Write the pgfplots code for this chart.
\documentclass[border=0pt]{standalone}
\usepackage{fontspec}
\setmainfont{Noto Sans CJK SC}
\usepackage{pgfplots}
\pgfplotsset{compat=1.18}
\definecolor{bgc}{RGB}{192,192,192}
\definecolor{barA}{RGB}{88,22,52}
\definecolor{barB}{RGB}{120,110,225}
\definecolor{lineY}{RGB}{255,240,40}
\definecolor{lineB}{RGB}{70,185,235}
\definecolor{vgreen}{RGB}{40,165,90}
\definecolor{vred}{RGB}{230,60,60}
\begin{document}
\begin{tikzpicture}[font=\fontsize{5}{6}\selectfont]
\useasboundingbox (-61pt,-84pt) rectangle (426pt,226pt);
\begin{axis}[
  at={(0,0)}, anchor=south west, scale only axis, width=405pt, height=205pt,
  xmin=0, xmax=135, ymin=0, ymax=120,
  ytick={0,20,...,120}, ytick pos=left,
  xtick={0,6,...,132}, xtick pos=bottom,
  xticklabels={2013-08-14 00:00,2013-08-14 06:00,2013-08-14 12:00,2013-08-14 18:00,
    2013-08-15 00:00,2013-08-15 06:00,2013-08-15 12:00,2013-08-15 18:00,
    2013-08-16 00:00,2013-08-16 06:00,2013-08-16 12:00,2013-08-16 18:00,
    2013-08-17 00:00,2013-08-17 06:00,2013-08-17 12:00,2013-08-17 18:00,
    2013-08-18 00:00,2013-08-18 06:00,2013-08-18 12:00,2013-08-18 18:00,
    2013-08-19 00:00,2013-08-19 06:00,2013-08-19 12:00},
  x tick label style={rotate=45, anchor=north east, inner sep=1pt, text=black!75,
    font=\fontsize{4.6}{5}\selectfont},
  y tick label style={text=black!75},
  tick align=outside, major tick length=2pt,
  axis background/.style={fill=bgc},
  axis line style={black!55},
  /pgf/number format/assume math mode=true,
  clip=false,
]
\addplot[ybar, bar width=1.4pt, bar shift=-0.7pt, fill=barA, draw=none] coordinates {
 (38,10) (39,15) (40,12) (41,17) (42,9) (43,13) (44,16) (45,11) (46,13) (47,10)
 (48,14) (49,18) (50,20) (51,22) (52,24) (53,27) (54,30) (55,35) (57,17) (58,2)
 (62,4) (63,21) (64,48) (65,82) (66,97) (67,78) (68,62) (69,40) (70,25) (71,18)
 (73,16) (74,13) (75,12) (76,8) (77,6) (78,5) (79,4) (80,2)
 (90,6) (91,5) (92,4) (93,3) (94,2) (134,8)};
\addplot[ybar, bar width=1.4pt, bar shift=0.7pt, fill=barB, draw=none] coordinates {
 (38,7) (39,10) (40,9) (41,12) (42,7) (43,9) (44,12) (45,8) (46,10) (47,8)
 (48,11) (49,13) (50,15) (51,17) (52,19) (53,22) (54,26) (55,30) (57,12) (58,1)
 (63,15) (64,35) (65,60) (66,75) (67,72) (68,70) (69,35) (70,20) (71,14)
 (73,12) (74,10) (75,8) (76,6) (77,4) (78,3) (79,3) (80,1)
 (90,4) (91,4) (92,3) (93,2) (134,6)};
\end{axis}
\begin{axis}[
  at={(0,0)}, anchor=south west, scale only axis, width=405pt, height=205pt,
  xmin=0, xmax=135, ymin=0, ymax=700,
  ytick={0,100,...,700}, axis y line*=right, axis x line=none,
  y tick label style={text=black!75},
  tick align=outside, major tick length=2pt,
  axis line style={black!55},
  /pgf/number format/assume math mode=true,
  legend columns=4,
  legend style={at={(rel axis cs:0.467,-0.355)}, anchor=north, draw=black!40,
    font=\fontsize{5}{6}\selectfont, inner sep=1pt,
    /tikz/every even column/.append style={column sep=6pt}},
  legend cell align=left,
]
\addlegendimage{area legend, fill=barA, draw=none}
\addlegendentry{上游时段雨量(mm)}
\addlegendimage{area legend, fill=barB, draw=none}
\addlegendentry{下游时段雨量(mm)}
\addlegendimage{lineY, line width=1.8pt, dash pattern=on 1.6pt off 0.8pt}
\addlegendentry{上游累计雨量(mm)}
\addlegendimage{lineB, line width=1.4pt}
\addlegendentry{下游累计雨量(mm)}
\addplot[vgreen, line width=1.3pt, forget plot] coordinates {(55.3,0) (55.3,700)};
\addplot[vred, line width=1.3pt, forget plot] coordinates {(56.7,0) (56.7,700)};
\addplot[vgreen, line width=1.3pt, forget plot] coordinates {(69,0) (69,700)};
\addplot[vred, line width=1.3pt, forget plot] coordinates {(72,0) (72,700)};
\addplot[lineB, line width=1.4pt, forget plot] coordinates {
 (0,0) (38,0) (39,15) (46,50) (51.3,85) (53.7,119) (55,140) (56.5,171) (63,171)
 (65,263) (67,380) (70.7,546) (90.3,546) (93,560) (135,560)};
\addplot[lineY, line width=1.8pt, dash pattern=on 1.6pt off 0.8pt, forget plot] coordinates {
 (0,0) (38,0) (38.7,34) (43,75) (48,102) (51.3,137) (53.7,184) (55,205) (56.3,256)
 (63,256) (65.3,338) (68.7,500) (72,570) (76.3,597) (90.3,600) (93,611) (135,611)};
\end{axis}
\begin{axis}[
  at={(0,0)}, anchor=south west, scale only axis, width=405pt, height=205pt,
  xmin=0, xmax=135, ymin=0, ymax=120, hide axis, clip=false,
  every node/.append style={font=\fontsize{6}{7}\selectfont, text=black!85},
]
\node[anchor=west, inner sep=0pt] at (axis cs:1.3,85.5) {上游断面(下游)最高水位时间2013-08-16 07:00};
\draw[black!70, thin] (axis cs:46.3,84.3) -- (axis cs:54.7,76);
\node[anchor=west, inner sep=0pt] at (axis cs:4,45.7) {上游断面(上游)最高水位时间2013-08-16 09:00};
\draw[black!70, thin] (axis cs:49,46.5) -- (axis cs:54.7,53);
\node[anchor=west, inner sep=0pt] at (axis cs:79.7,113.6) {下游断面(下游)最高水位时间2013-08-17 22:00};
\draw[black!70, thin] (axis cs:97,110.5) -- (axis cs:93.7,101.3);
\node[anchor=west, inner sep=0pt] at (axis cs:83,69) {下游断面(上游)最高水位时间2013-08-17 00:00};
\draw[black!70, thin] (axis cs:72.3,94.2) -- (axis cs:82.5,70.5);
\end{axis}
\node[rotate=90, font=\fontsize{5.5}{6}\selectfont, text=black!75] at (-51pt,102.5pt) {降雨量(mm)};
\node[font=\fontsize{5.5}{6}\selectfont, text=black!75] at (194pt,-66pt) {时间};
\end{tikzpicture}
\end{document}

————————

▸ WRITTEN TASK:
Retype the material above, line by line, exactly.

▸ RESPONSE TO THIS EXERCISE:
Write the pgfplots code for this chart.
\documentclass[border=0pt]{standalone}
\usepackage{fontspec}
\setmainfont{Noto Sans CJK SC}
\usepackage{pgfplots}
\pgfplotsset{compat=1.18}
\definecolor{bgc}{RGB}{192,192,192}
\definecolor{barA}{RGB}{88,22,52}
\definecolor{barB}{RGB}{120,110,225}
\definecolor{lineY}{RGB}{255,240,40}
\definecolor{lineB}{RGB}{70,185,235}
\definecolor{vgreen}{RGB}{40,165,90}
\definecolor{vred}{RGB}{230,60,60}
\begin{document}
\begin{tikzpicture}[font=\fontsize{5}{6}\selectfont]
\useasboundingbox (-61pt,-84pt) rectangle (426pt,226pt);
\begin{axis}[
  at={(0,0)}, anchor=south west, scale only axis, width=405pt, height=205pt,
  xmin=0, xmax=135, ymin=0, ymax=120,
  ytick={0,20,...,120}, ytick pos=left,
  xtick={0,6,...,132}, xtick pos=bottom,
  xticklabels={2013-08-14 00:00,2013-08-14 06:00,2013-08-14 12:00,2013-08-14 18:00,
    2013-08-15 00:00,2013-08-15 06:00,2013-08-15 12:00,2013-08-15 18:00,
    2013-08-16 00:00,2013-08-16 06:00,2013-08-16 12:00,2013-08-16 18:00,
    2013-08-17 00:00,2013-08-17 06:00,2013-08-17 12:00,2013-08-17 18:00,
    2013-08-18 00:00,2013-08-18 06:00,2013-08-18 12:00,2013-08-18 18:00,
    2013-08-19 00:00,2013-08-19 06:00,2013-08-19 12:00},
  x tick label style={rotate=45, anchor=north east, inner sep=1pt, text=black!75,
    font=\fontsize{4.6}{5}\selectfont},
  y tick label style={text=black!75},
  tick align=outside, major tick length=2pt,
  axis background/.style={fill=bgc},
  axis line style={black!55},
  /pgf/number format/assume math mode=true,
  clip=false,
]
\addplot[ybar, bar width=1.4pt, bar shift=-0.7pt, fill=barA, draw=none] coordinates {
 (38,10) (39,15) (40,12) (41,17) (42,9) (43,13) (44,16) (45,11) (46,13) (47,10)
 (48,14) (49,18) (50,20) (51,22) (52,24) (53,27) (54,30) (55,35) (57,17) (58,2)
 (62,4) (63,21) (64,48) (65,82) (66,97) (67,78) (68,62) (69,40) (70,25) (71,18)
 (73,16) (74,13) (75,12) (76,8) (77,6) (78,5) (79,4) (80,2)
 (90,6) (91,5) (92,4) (93,3) (94,2) (134,8)};
\addplot[ybar, bar width=1.4pt, bar shift=0.7pt, fill=barB, draw=none] coordinates {
 (38,7) (39,10) (40,9) (41,12) (42,7) (43,9) (44,12) (45,8) (46,10) (47,8)
 (48,11) (49,13) (50,15) (51,17) (52,19) (53,22) (54,26) (55,30) (57,12) (58,1)
 (63,15) (64,35) (65,60) (66,75) (67,72) (68,70) (69,35) (70,20) (71,14)
 (73,12) (74,10) (75,8) (76,6) (77,4) (78,3) (79,3) (80,1)
 (90,4) (91,4) (92,3) (93,2) (134,6)};
\end{axis}
\begin{axis}[
  at={(0,0)}, anchor=south west, scale only axis, width=405pt, height=205pt,
  xmin=0, xmax=135, ymin=0, ymax=700,
  ytick={0,100,...,700}, axis y line*=right, axis x line=none,
  y tick label style={text=black!75},
  tick align=outside, major tick length=2pt,
  axis line style={black!55},
  /pgf/number format/assume math mode=true,
  legend columns=4,
  legend style={at={(rel axis cs:0.467,-0.355)}, anchor=north, draw=black!40,
    font=\fontsize{5}{6}\selectfont, inner sep=1pt,
    /tikz/every even column/.append style={column sep=6pt}},
  legend cell align=left,
]
\addlegendimage{area legend, fill=barA, draw=none}
\addlegendentry{上游时段雨量(mm)}
\addlegendimage{area legend, fill=barB, draw=none}
\addlegendentry{下游时段雨量(mm)}
\addlegendimage{lineY, line width=1.8pt, dash pattern=on 1.6pt off 0.8pt}
\addlegendentry{上游累计雨量(mm)}
\addlegendimage{lineB, line width=1.4pt}
\addlegendentry{下游累计雨量(mm)}
\addplot[vgreen, line width=1.3pt, forget plot] coordinates {(55.3,0) (55.3,700)};
\addplot[vred, line width=1.3pt, forget plot] coordinates {(56.7,0) (56.7,700)};
\addplot[vgreen, line width=1.3pt, forget plot] coordinates {(69,0) (69,700)};
\addplot[vred, line width=1.3pt, forget plot] coordinates {(72,0) (72,700)};
\addplot[lineB, line width=1.4pt, forget plot] coordinates {
 (0,0) (38,0) (39,15) (46,50) (51.3,85) (53.7,119) (55,140) (56.5,171) (63,171)
 (65,263) (67,380) (70.7,546) (90.3,546) (93,560) (135,560)};
\addplot[lineY, line width=1.8pt, dash pattern=on 1.6pt off 0.8pt, forget plot] coordinates {
 (0,0) (38,0) (38.7,34) (43,75) (48,102) (51.3,137) (53.7,184) (55,205) (56.3,256)
 (63,256) (65.3,338) (68.7,500) (72,570) (76.3,597) (90.3,600) (93,611) (135,611)};
\end{axis}
\begin{axis}[
  at={(0,0)}, anchor=south west, scale only axis, width=405pt, height=205pt,
  xmin=0, xmax=135, ymin=0, ymax=120, hide axis, clip=false,
  every node/.append style={font=\fontsize{6}{7}\selectfont, text=black!85},
]
\node[anchor=west, inner sep=0pt] at (axis cs:1.3,85.5) {上游断面(下游)最高水位时间2013-08-16 07:00};
\draw[black!70, thin] (axis cs:46.3,84.3) -- (axis cs:54.7,76);
\node[anchor=west, inner sep=0pt] at (axis cs:4,45.7) {上游断面(上游)最高水位时间2013-08-16 09:00};
\draw[black!70, thin] (axis cs:49,46.5) -- (axis cs:54.7,53);
\node[anchor=west, inner sep=0pt] at (axis cs:79.7,113.6) {下游断面(下游)最高水位时间2013-08-17 22:00};
\draw[black!70, thin] (axis cs:97,110.5) -- (axis cs:93.7,101.3);
\node[anchor=west, inner sep=0pt] at (axis cs:83,69) {下游断面(上游)最高水位时间2013-08-17 00:00};
\draw[black!70, thin] (axis cs:72.3,94.2) -- (axis cs:82.5,70.5);
\end{axis}
\node[rotate=90, font=\fontsize{5.5}{6}\selectfont, text=black!75] at (-51pt,102.5pt) {降雨量(mm)};
\node[font=\fontsize{5.5}{6}\selectfont, text=black!75] at (194pt,-66pt) {时间};
\end{tikzpicture}
\end{document}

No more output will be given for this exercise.